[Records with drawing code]
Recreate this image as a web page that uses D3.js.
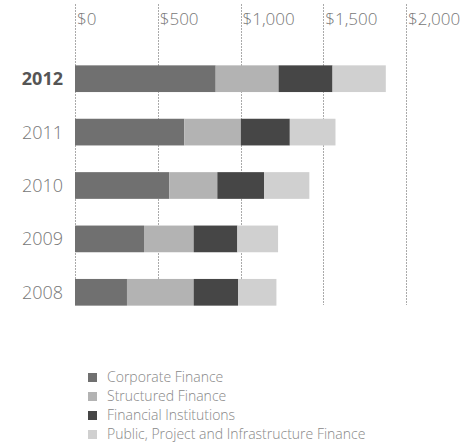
<!DOCTYPE html>
<html>
<head>
<meta charset="utf-8">
<script src="https://cdn.jsdelivr.net/npm/d3@7"></script>
<style>
  body { margin: 0; background: #fff; }
  svg { font-family: "Open Sans", sans-serif; }
</style>
</head>
<body>
<svg width="468" height="444"></svg>
<script>
const years = ["2012", "2011", "2010", "2009", "2008"];
const series = ["Corporate Finance", "Structured Finance", "Financial Institutions", "Public, Project and Infrastructure Finance"];
const corporate = [850, 660, 570, 417, 314];
const structured = [380, 342, 290, 300, 403];
const institutions = [326, 296, 282, 264, 268];
const publicFinance = [322, 276, 274, 246, 232];
const ticks = [0, 500, 1000, 1500, 2000];
const colors = ["#707070", "#b3b3b3", "#464646", "#d0d0d0"];

const svg = d3.select("svg");

const x = d3.scaleLinear()
  .domain([0, 2000])
  .range([75, 406]);

const y = d3.scaleBand()
  .domain(years)
  .range([52, 319])
  .paddingInner(0.5)
  .paddingOuter(0.25);

// gridlines + top labels
const grid = svg.append("g");
grid.selectAll("line")
  .data(ticks)
  .enter().append("line")
  .attr("x1", d => Math.round(x(d)) + 0.5)
  .attr("x2", d => Math.round(x(d)) + 0.5)
  .attr("y1", 4)
  .attr("y2", 305)
  .attr("stroke", "#aaa")
  .attr("stroke-width", 1)
  .attr("stroke-dasharray", "2,1");

grid.selectAll("text")
  .data(ticks)
  .enter().append("text")
  .attr("x", d => x(d) + 2)
  .attr("y", 25)
  .attr("fill", "#777")
  .style("font-size", "17px")
  .style("font-weight", 300)
  .text(d => "$" + d3.format(",")(d));

// stacked bars
const table = years.map((yr, i) => ({
  year: yr,
  "Corporate Finance": corporate[i],
  "Structured Finance": structured[i],
  "Financial Institutions": institutions[i],
  "Public, Project and Infrastructure Finance": publicFinance[i]
}));

const stacked = d3.stack().keys(series)(table);

svg.append("g")
  .selectAll("g")
  .data(stacked)
  .enter().append("g")
  .attr("fill", (d, i) => colors[i])
  .selectAll("rect")
  .data(d => d)
  .enter().append("rect")
  .attr("x", d => x(d[0]))
  .attr("width", d => x(d[1]) - x(d[0]))
  .attr("y", d => y(d.data.year))
  .attr("height", y.bandwidth());

// year labels
svg.append("g")
  .selectAll("text")
  .data(years)
  .enter().append("text")
  .attr("x", 63)
  .attr("y", d => y(d) + y.bandwidth() / 2)
  .attr("dy", "0.36em")
  .attr("text-anchor", "end")
  .attr("fill", (d, i) => i === 0 ? "#555" : "#777")
  .style("font-size", "18px")
  .style("font-weight", (d, i) => i === 0 ? 700 : 300)
  .text(d => d);

// legend
const legend = svg.append("g")
  .selectAll("g")
  .data(series)
  .enter().append("g")
  .attr("transform", (d, i) => `translate(88,${377 + i * 19})`);

legend.append("rect")
  .attr("x", 0)
  .attr("y", -4)
  .attr("width", 9)
  .attr("height", 9)
  .attr("fill", (d, i) => colors[i]);

legend.append("text")
  .attr("x", 19)
  .attr("dy", "0.35em")
  .attr("fill", "#888")
  .style("font-size", "14px")
  .style("font-weight", 300)
  .text(d => d);
</script>
</body>
</html>
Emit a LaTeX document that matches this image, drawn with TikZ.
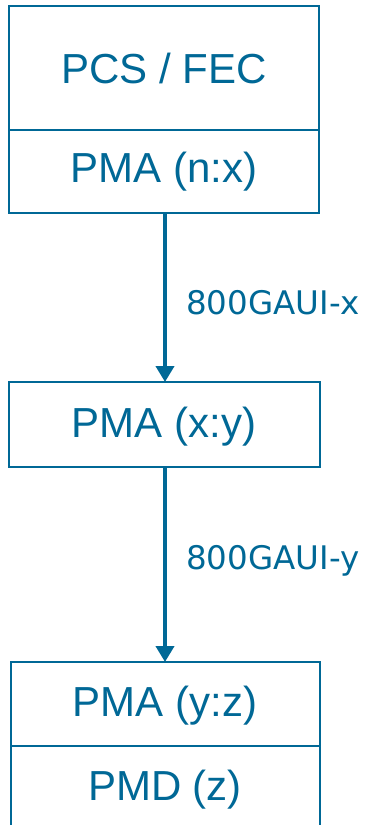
\documentclass[tikz,border=0pt]{standalone}
\usepackage{fontspec}
\setmainfont{Liberation Sans}
\newfontfamily\labelfont{DejaVu Sans}
\usetikzlibrary{arrows.meta}
\definecolor{ieeeblue}{RGB}{0,104,150}
\begin{document}
\begin{tikzpicture}[x=1pt,y=-1pt,
  box/.style={draw=ieeeblue,line width=2.2pt,fill=white},
  boxtext/.style={text=ieeeblue,font=\fontsize{42}{48}\selectfont,inner sep=0pt},
  lbl/.style={text=ieeeblue,font=\labelfont\fontsize{32.5}{38}\selectfont,inner sep=0pt,anchor=base west},
  conn/.style={draw=ieeeblue,line width=4.6pt,-{Triangle[length=16pt,width=18pt]}}]
\useasboundingbox (0,0) rectangle (367,825);
% box 1
\draw[box] (9,6) rectangle (319,213);
\draw[box] (9,130) -- (319,130);
\node[boxtext] (pcs) at (164,68) {PCS / FEC};
\node[boxtext] (pma1) at (164,172) {PMA (n:x)};
\coordinate (b1) at (165,213);
% box 2
\draw[box] (9,382) rectangle (320,467);
\node[boxtext] (pma2) at (164,427) {PMA (x:y)};
\coordinate (t2) at (165,382);
\coordinate (b2) at (165,467);
% box 3
\draw[box] (11,662) rectangle (320,830);
\draw[box] (11,746) -- (320,746);
\node[boxtext] (pma3) at (165,706) {PMA (y:z)};
\node[boxtext] (pmd) at (165,790) {PMD (z)};
\coordinate (t3) at (165,662);
% connectors
\draw[conn] (b1) -- (t2);
\draw[conn] (b2) -- (t3);
\node[lbl] (l1) at (186,314) {800GAUI-x};
\node[lbl] (l2) at (186,569) {800GAUI-y};
\end{tikzpicture}
\end{document}
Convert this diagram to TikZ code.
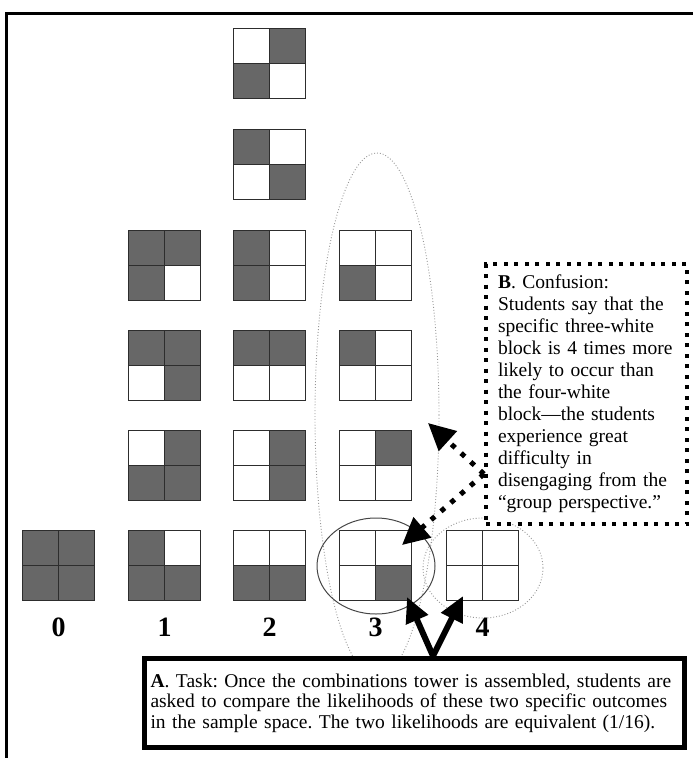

OBJECTIVE
Quote every record above exactly, leaving out the pictures.

TASK ANSWER
Recreate this image as a web page that uses D3.js.
<!DOCTYPE html>
<html>
<head>
<meta charset="utf-8">
<script src="https://cdn.jsdelivr.net/npm/d3@7"></script>
<style>
  body { margin: 0; background: #fff; }
  svg { font-family: "Open Sans", sans-serif; }
</style>
</head>
<body>
<svg width="468" height="444"></svg>
<script>
const years = ["2012", "2011", "2010", "2009", "2008"];
const series = ["Corporate Finance", "Structured Finance", "Financial Institutions", "Public, Project and Infrastructure Finance"];
const corporate = [850, 660, 570, 417, 314];
const structured = [380, 342, 290, 300, 403];
const institutions = [326, 296, 282, 264, 268];
const publicFinance = [322, 276, 274, 246, 232];
const ticks = [0, 500, 1000, 1500, 2000];
const colors = ["#707070", "#b3b3b3", "#464646", "#d0d0d0"];

const svg = d3.select("svg");

const x = d3.scaleLinear()
  .domain([0, 2000])
  .range([75, 406]);

const y = d3.scaleBand()
  .domain(years)
  .range([52, 319])
  .paddingInner(0.5)
  .paddingOuter(0.25);

// gridlines + top labels
const grid = svg.append("g");
grid.selectAll("line")
  .data(ticks)
  .enter().append("line")
  .attr("x1", d => Math.round(x(d)) + 0.5)
  .attr("x2", d => Math.round(x(d)) + 0.5)
  .attr("y1", 4)
  .attr("y2", 305)
  .attr("stroke", "#aaa")
  .attr("stroke-width", 1)
  .attr("stroke-dasharray", "2,1");

grid.selectAll("text")
  .data(ticks)
  .enter().append("text")
  .attr("x", d => x(d) + 2)
  .attr("y", 25)
  .attr("fill", "#777")
  .style("font-size", "17px")
  .style("font-weight", 300)
  .text(d => "$" + d3.format(",")(d));

// stacked bars
const table = years.map((yr, i) => ({
  year: yr,
  "Corporate Finance": corporate[i],
  "Structured Finance": structured[i],
  "Financial Institutions": institutions[i],
  "Public, Project and Infrastructure Finance": publicFinance[i]
}));

const stacked = d3.stack().keys(series)(table);

svg.append("g")
  .selectAll("g")
  .data(stacked)
  .enter().append("g")
  .attr("fill", (d, i) => colors[i])
  .selectAll("rect")
  .data(d => d)
  .enter().append("rect")
  .attr("x", d => x(d[0]))
  .attr("width", d => x(d[1]) - x(d[0]))
  .attr("y", d => y(d.data.year))
  .attr("height", y.bandwidth());

// year labels
svg.append("g")
  .selectAll("text")
  .data(years)
  .enter().append("text")
  .attr("x", 63)
  .attr("y", d => y(d) + y.bandwidth() / 2)
  .attr("dy", "0.36em")
  .attr("text-anchor", "end")
  .attr("fill", (d, i) => i === 0 ? "#555" : "#777")
  .style("font-size", "18px")
  .style("font-weight", (d, i) => i === 0 ? 700 : 300)
  .text(d => d);

// legend
const legend = svg.append("g")
  .selectAll("g")
  .data(series)
  .enter().append("g")
  .attr("transform", (d, i) => `translate(88,${377 + i * 19})`);

legend.append("rect")
  .attr("x", 0)
  .attr("y", -4)
  .attr("width", 9)
  .attr("height", 9)
  .attr("fill", (d, i) => colors[i]);

legend.append("text")
  .attr("x", 19)
  .attr("dy", "0.35em")
  .attr("fill", "#888")
  .style("font-size", "14px")
  .style("font-weight", 300)
  .text(d => d);
</script>
</body>
</html>
Emit a LaTeX document that matches this image, drawn with TikZ.
\documentclass[tikz,border=0pt]{standalone}
\usepackage{fontspec}
\setmainfont{Liberation Sans}
\newfontfamily\labelfont{DejaVu Sans}
\usetikzlibrary{arrows.meta}
\definecolor{ieeeblue}{RGB}{0,104,150}
\begin{document}
\begin{tikzpicture}[x=1pt,y=-1pt,
  box/.style={draw=ieeeblue,line width=2.2pt,fill=white},
  boxtext/.style={text=ieeeblue,font=\fontsize{42}{48}\selectfont,inner sep=0pt},
  lbl/.style={text=ieeeblue,font=\labelfont\fontsize{32.5}{38}\selectfont,inner sep=0pt,anchor=base west},
  conn/.style={draw=ieeeblue,line width=4.6pt,-{Triangle[length=16pt,width=18pt]}}]
\useasboundingbox (0,0) rectangle (367,825);
% box 1
\draw[box] (9,6) rectangle (319,213);
\draw[box] (9,130) -- (319,130);
\node[boxtext] (pcs) at (164,68) {PCS / FEC};
\node[boxtext] (pma1) at (164,172) {PMA (n:x)};
\coordinate (b1) at (165,213);
% box 2
\draw[box] (9,382) rectangle (320,467);
\node[boxtext] (pma2) at (164,427) {PMA (x:y)};
\coordinate (t2) at (165,382);
\coordinate (b2) at (165,467);
% box 3
\draw[box] (11,662) rectangle (320,830);
\draw[box] (11,746) -- (320,746);
\node[boxtext] (pma3) at (165,706) {PMA (y:z)};
\node[boxtext] (pmd) at (165,790) {PMD (z)};
\coordinate (t3) at (165,662);
% connectors
\draw[conn] (b1) -- (t2);
\draw[conn] (b2) -- (t3);
\node[lbl] (l1) at (186,314) {800GAUI-x};
\node[lbl] (l2) at (186,569) {800GAUI-y};
\end{tikzpicture}
\end{document}
Convert this diagram to TikZ code.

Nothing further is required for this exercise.